Addressing the inaugural ceremony of the exhibition, Hollande expressed gratitude for President Abdel Fattah El Sisi and attending Egyptian ministers for choosing France to host the event.
The exhibition is dubbed "Osiris… Egypt's Sunken Mysteries". It is organized at the premises of the Arab World Institute in Paris.
Antiquities Minister Mamdouh Damaty and Tourism Minister Khaled Ramy were present.
Hollande termed as exceptional the exhibition. He hailed also cooperation in the political, military and cultural fields.

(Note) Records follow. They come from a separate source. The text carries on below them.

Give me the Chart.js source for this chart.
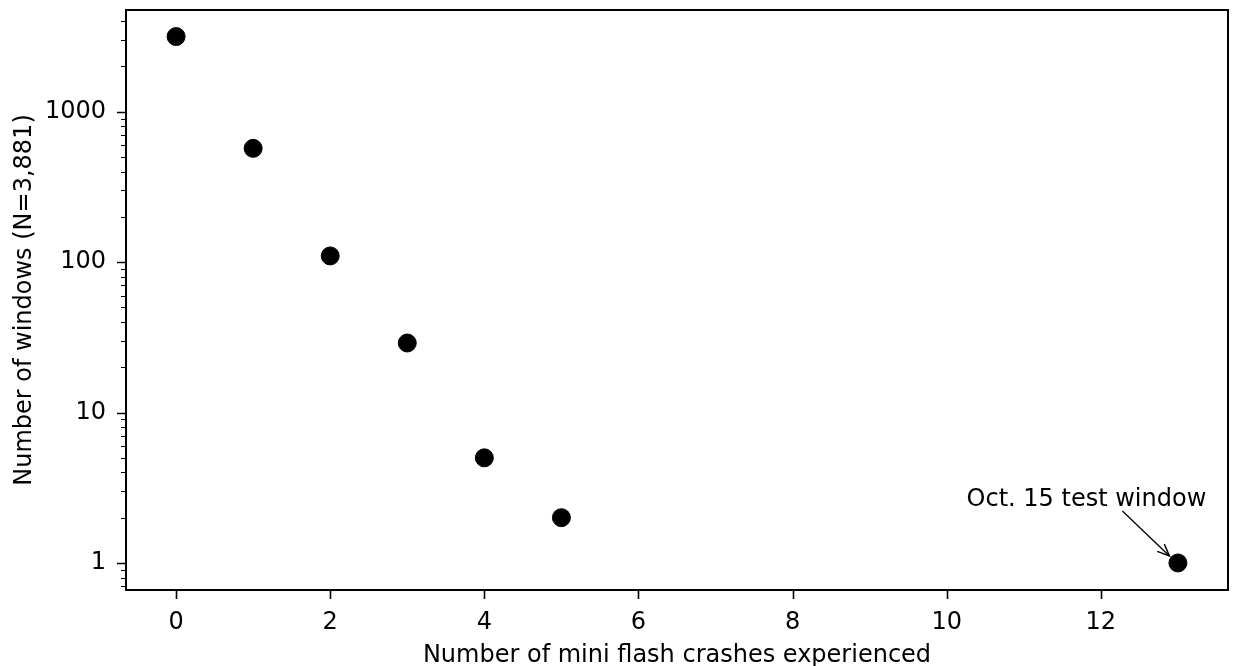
<!DOCTYPE html>
<html>
<head>
<meta charset="utf-8">
<script src="https://cdn.jsdelivr.net/npm/chart.js@4/dist/chart.umd.min.js"></script>
<style>
html,body{margin:0;padding:0;background:#fff;}
#wrap{width:1234px;height:666px;position:relative;}
canvas{display:block;}
</style>
</head>
<body>
<div id="wrap"><canvas id="c"></canvas></div>
<script>
const crashCounts = [0, 1, 2, 3, 4, 5, 13];
const windowCounts = [3163, 571, 110, 29, 5, 2, 1];
const xTickValues = [0, 2, 4, 6, 8, 10, 12];
const yTickValues = [1, 10, 100, 1000];
const annotationText = "Oct. 15 test window";
const annotationIndex = 6;

const FONT = "'DejaVu Sans', sans-serif";
const FS = 24;

const yMinor = [];
for (let e = -1; e <= 3; e++) {
  for (let m = 2; m <= 9; m++) yMinor.push(m * Math.pow(10, e));
}

const framePlugin = {
  id: 'frame',
  afterDraw(chart) {
    const ctx = chart.ctx, a = chart.chartArea;
    const xs = chart.scales.x, ys = chart.scales.y;
    ctx.save();
    ctx.strokeStyle = '#000';
    ctx.lineWidth = 1.6;
    ctx.beginPath();
    xTickValues.forEach(v => {
      const px = Math.round(xs.getPixelForValue(v)) + 0.5;
      ctx.moveTo(px, a.bottom); ctx.lineTo(px, a.bottom + 9);
    });
    yTickValues.forEach(v => {
      const py = Math.round(ys.getPixelForValue(v)) + 0.5;
      ctx.moveTo(a.left, py); ctx.lineTo(a.left - 9, py);
    });
    ctx.stroke();
    ctx.lineWidth = 1.2;
    ctx.beginPath();
    yMinor.forEach(v => {
      const py = ys.getPixelForValue(v);
      if (py < a.top || py > a.bottom) return;
      const p = Math.round(py) + 0.5;
      ctx.moveTo(a.left, p); ctx.lineTo(a.left - 5, p);
    });
    ctx.stroke();
    ctx.lineWidth = 2;
    ctx.strokeRect(a.left, a.top, a.right - a.left, a.bottom - a.top);
    // annotation
    const px = xs.getPixelForValue(crashCounts[annotationIndex]);
    const py = ys.getPixelForValue(windowCounts[annotationIndex]);
    ctx.fillStyle = '#000';
    ctx.font = FS + 'px ' + FONT;
    ctx.textAlign = 'center';
    ctx.textBaseline = 'alphabetic';
    ctx.fillText(annotationText, px - 91.5, py - 57);
    const sx = px - 55.5, sy = py - 52;
    const ex = px - 8.5, ey = py - 7;
    ctx.lineWidth = 1.3;
    ctx.beginPath(); ctx.moveTo(sx, sy); ctx.lineTo(ex, ey); ctx.stroke();
    const ang = Math.atan2(ey - sy, ex - sx);
    const hl = 13, hw = 0.4;
    ctx.lineWidth = 1.5;
    ctx.beginPath();
    ctx.moveTo(ex - hl * Math.cos(ang - hw), ey - hl * Math.sin(ang - hw));
    ctx.lineTo(ex, ey);
    ctx.lineTo(ex - hl * Math.cos(ang + hw), ey - hl * Math.sin(ang + hw));
    ctx.stroke();
    ctx.restore();
  }
};

new Chart(document.getElementById('c'), {
  type: 'scatter',
  data: {
    datasets: [{
      data: crashCounts.map((x, i) => ({x: x, y: windowCounts[i]})),
      backgroundColor: '#000',
      borderColor: '#000',
      pointRadius: 9,
      pointHoverRadius: 9
    }]
  },
  options: {
    responsive: true,
    maintainAspectRatio: false,
    animation: false,
    events: [],
    layout: {autoPadding: false, padding: {top: 10, right: 6, left: 0, bottom: 0}},
    plugins: {legend: {display: false}, tooltip: {enabled: false}},
    scales: {
      x: {
        type: 'linear',
        min: -0.65, max: 13.65,
        afterBuildTicks: s => { s.ticks = xTickValues.map(v => ({value: v})); },
        afterFit: s => { s.height = 76; s.paddingLeft = 0; s.paddingRight = 0; },
        grid: {display: false, drawTicks: false},
        border: {display: false},
        ticks: {color: '#000', padding: 18, font: {family: FONT, size: FS}, maxRotation: 0},
        title: {display: true, text: 'Number of mini flash crashes experienced', color: '#000',
                font: {family: FONT, size: FS}, padding: {top: 0, bottom: -4}}
      },
      y: {
        type: 'logarithmic',
        min: 0.661, max: 4747,
        afterBuildTicks: s => { s.ticks = yTickValues.map(v => ({value: v})); },
        afterFit: s => { s.width = 126; s.paddingTop = 0; s.paddingBottom = 0; },
        grid: {display: false, drawTicks: false},
        border: {display: false},
        ticks: {color: '#000', padding: 20, font: {family: FONT, size: FS},
                callback: v => String(v)},
        title: {display: true, text: 'Number of windows (N=3,881)', color: '#000',
                font: {family: FONT, size: FS}, padding: {top: 10, bottom: 0}}
      }
    }
  },
  plugins: [framePlugin]
});
</script>
</body>
</html>
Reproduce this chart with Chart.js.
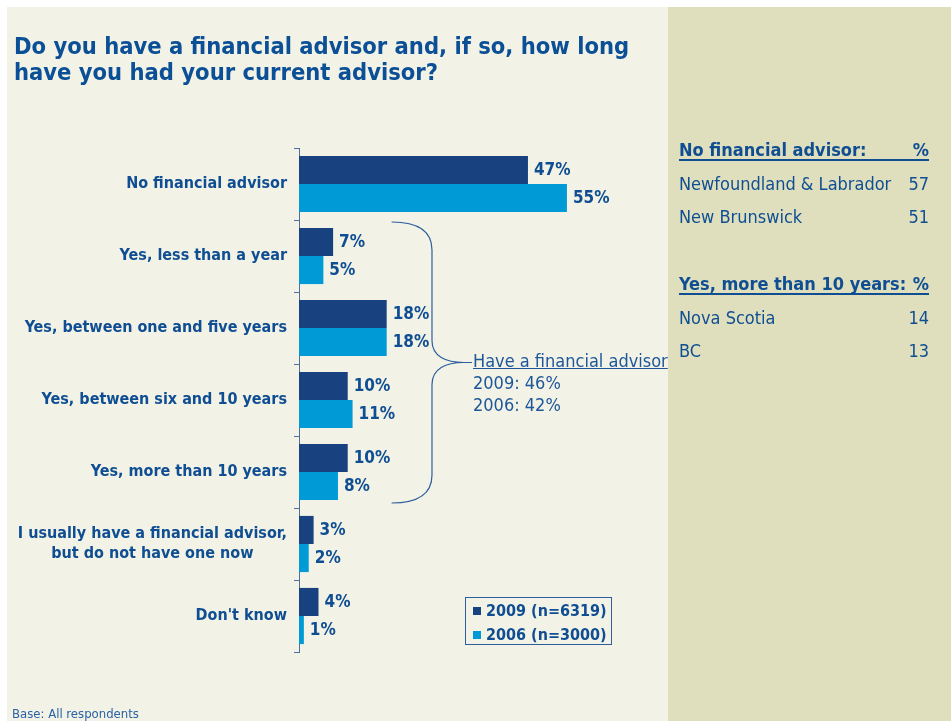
<!DOCTYPE html>
<html>
<head>
<meta charset="utf-8">
<script src="https://cdn.jsdelivr.net/npm/chart.js@4/dist/chart.umd.min.js"></script>
<style>
  body { margin: 0; width: 951px; height: 721px; overflow: hidden; background: #ffffff; position: relative;
         font-family: 'DejaVu Sans Condensed', 'DejaVu Sans', sans-serif; color: #0f4e92; }
  #leftPanel { position: absolute; left: 7px; top: 7px; width: 661px; height: 714px; background: #f2f2e6; }
  #rightPanel { position: absolute; left: 668px; top: 7px; width: 283px; height: 714px; background: #dfdfbd; }
  #myChart { position: absolute; left: 0; top: 0; }
  #title { position: absolute; left: 14px; top: 33px; font-weight: bold; font-size: 23.5px; line-height: 26px; color: #0b4f96; }
  #note { position: absolute; left: 12px; top: 706px; font-size: 13px; color: #2a62a6; }
  #advisor { position: absolute; left: 473px; top: 350px; font-size: 18px; line-height: 22px; color: #1d5799; }
  #advisor .hd { text-decoration: underline; }
  .rp { position: absolute; left: 679px; width: 250px; font-size: 18px; line-height: 20px; }
  .rp span { position: absolute; right: 0; top: 0; }
  .rp.hd { font-weight: bold; border-bottom: 2px solid #0f4e92; height: 19px; }
  #legend { position: absolute; left: 465px; top: 597px; width: 145px; height: 46px; border: 1px solid #2d5f9e; }
  #legend div { position: absolute; left: 20px; font-weight: bold; font-size: 16px; line-height: 20px; }
  #legend i { position: absolute; left: -13px; top: 6px; width: 8px; height: 8px; }
</style>
</head>
<body>
<div id="leftPanel"></div>
<div id="rightPanel"></div>
<canvas id="myChart" width="951" height="721"></canvas>
<div id="title">Do you have a financial advisor and, if so, how long<br>have you had your current advisor?</div>
<div id="advisor"></div>
<div id="legend"></div>
<div id="right"></div>
<div id="note">Base: All respondents</div>

<script>
const categories = [
  "No financial advisor",
  "Yes, less than a year",
  "Yes, between one and five years",
  "Yes, between six and 10 years",
  "Yes, more than 10 years",
  ["I usually have a financial advisor,", "but do not have one now"],
  "Don't know",
];
const values2009 = [47, 7, 18, 10, 10, 3, 4];
const values2006 = [55, 5, 18, 11, 8, 2, 1];
const seriesNames = ["2009 (n=6319)", "2006 (n=3000)"];

const haveAdvisor = ["Have a financial advisor", "2009: 46%", "2006: 42%"];

const noAdvisorRegions = ["Newfoundland & Labrador", "New Brunswick"];
const noAdvisorValues = [57, 51];
const tenYearRegions = ["Nova Scotia", "BC"];
const tenYearValues = [14, 13];

const FONT = "'DejaVu Sans Condensed', 'DejaVu Sans', sans-serif";
const TEXT = "#0f4e92";
const DARK = "#17427f";
const LIGHT = "#009bd6";
const AXIS = "#4d6f9f";

// y labels drawn by hand so the two-line one is centred
const labelPlugin = {
  id: "labels",
  afterDraw(chart) {
    const ctx = chart.ctx;
    const y = chart.scales.y;
    ctx.save();
    ctx.fillStyle = TEXT;
    ctx.textBaseline = "middle";
    ctx.textAlign = "center";
    ctx.font = "bold 16px " + FONT;
    categories.forEach((lab, i) => {
      const lines = Array.isArray(lab) ? lab : [lab];
      const w = Math.max(...lines.map((l) => ctx.measureText(l).width));
      const cx = chart.chartArea.left - 12 - w / 2;
      const yc = y.getPixelForValue(i);
      lines.forEach((l, k) => {
        ctx.fillText(l, cx, yc + (k - (lines.length - 1) / 2) * 20);
      });
    });

    // value labels
    ctx.textAlign = "left";
    ctx.font = "bold 17px " + FONT;
    chart.data.datasets.forEach((ds, d) => {
      chart.getDatasetMeta(d).data.forEach((bar, i) => {
        ctx.fillText(ds.data[i] + "%", bar.x + 6, bar.y + 1);
      });
    });

    // brace round the "have an advisor" rows
    const x = chart.scales.x;
    const top = (y.getPixelForValue(0) + y.getPixelForValue(1)) / 2 + 2;
    const bot = (y.getPixelForValue(4) + y.getPixelForValue(5)) / 2 - 5;
    const mid = (top + bot) / 2;
    const x0 = x.getPixelForValue(19);
    const x1 = x.getPixelForValue(27.3);
    const x2 = x.getPixelForValue(35.5);
    ctx.strokeStyle = "#2d5f9e";
    ctx.lineWidth = 1.2;
    ctx.beginPath();
    ctx.moveTo(x0, top);
    ctx.bezierCurveTo(x0 + 28, top, x1, top + 10, x1, top + 28);
    ctx.lineTo(x1, mid - 22);
    ctx.bezierCurveTo(x1, mid - 6, x1 + 14, mid, x2 - 8, mid);
    ctx.lineTo(x2, mid);
    ctx.moveTo(x2 - 8, mid);
    ctx.bezierCurveTo(x1 + 14, mid, x1, mid + 6, x1, mid + 22);
    ctx.lineTo(x1, bot - 28);
    ctx.bezierCurveTo(x1, bot - 10, x0 + 28, bot, x0, bot);
    ctx.stroke();
    ctx.restore();
  },
};

const ctx = document.querySelector("#myChart").getContext("2d");
const chart = new Chart(ctx, {
  type: "bar",
  data: {
    labels: categories,
    datasets: [
      { label: seriesNames[0], data: values2009, backgroundColor: DARK },
      { label: seriesNames[1], data: values2006, backgroundColor: LIGHT },
    ],
  },
  options: {
    indexAxis: "y",
    responsive: false,
    animation: false,
    layout: { padding: { left: 0, top: 148, right: 311, bottom: 69 } },
    datasets: { bar: { categoryPercentage: 0.78, barPercentage: 1 } },
    plugins: { legend: { display: false }, tooltip: { enabled: false } },
    scales: {
      x: { display: false, min: 0, max: 70 },
      y: {
        afterFit: (s) => { s.width = 299; },
        grid: { drawOnChartArea: false, drawTicks: true, tickLength: 5, color: AXIS, offset: true },
        border: { color: AXIS, width: 1 },
        ticks: { display: false },
      },
    },
  },
  plugins: [labelPlugin],
});

// annotation text
document.getElementById("advisor").innerHTML = haveAdvisor
  .map((t, i) => `<div class="${i === 0 ? "hd" : ""}">${t}</div>`)
  .join("");

// legend
const colors = [DARK, LIGHT];
document.getElementById("legend").innerHTML = seriesNames
  .map((n, i) => `<div style="top:${3 + i * 24}px"><i style="background:${colors[i]}"></i>${n}</div>`)
  .join("");

// right panel
function block(head, names, vals, y0) {
  let html = `<div class="rp hd" style="top:${y0}px">${head}<span>%</span></div>`;
  names.forEach((n, i) => {
    html += `<div class="rp" style="top:${y0 + 34 + i * 33}px">${n}<span>${vals[i]}</span></div>`;
  });
  return html;
}
document.getElementById("right").innerHTML =
  block("No financial advisor:", noAdvisorRegions, noAdvisorValues, 140) +
  block("Yes, more than 10 years:", tenYearRegions, tenYearValues, 274);
</script>
</body>
</html>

The exhibition will open for the public on Tuesday and run till January 31 with the aim of promoting tourism in Egypt.
The exhibition will illustrate the “legend of Osiris”, the Egyptian god of the afterlife. Osiris, so the legend says, was killed and cut into pieces by his brother Seth.
The showed artifacts were discovered by French underwater archaeologist Franck Goddion.
In 1996, Goddio launched a vast survey in Aboukir Bay, some 30 km northeast of Alexandria, in order to create a precise map of the submerged Canopic region.
Geophysical research on such a grand scale resulted in the mapping of the precise contours of the Canopic region under the sea, as well as the location of the main archaeological deposits and the course of the river bed of the ancient, but no longer extant, western branch of the Nile.
Preliminary excavations followed and led to the discovery of the town of Thonis-Heracleion, its harbour and temple 7 km out to the sea, as well as the town of Canopus, some 2.5 km off the coast.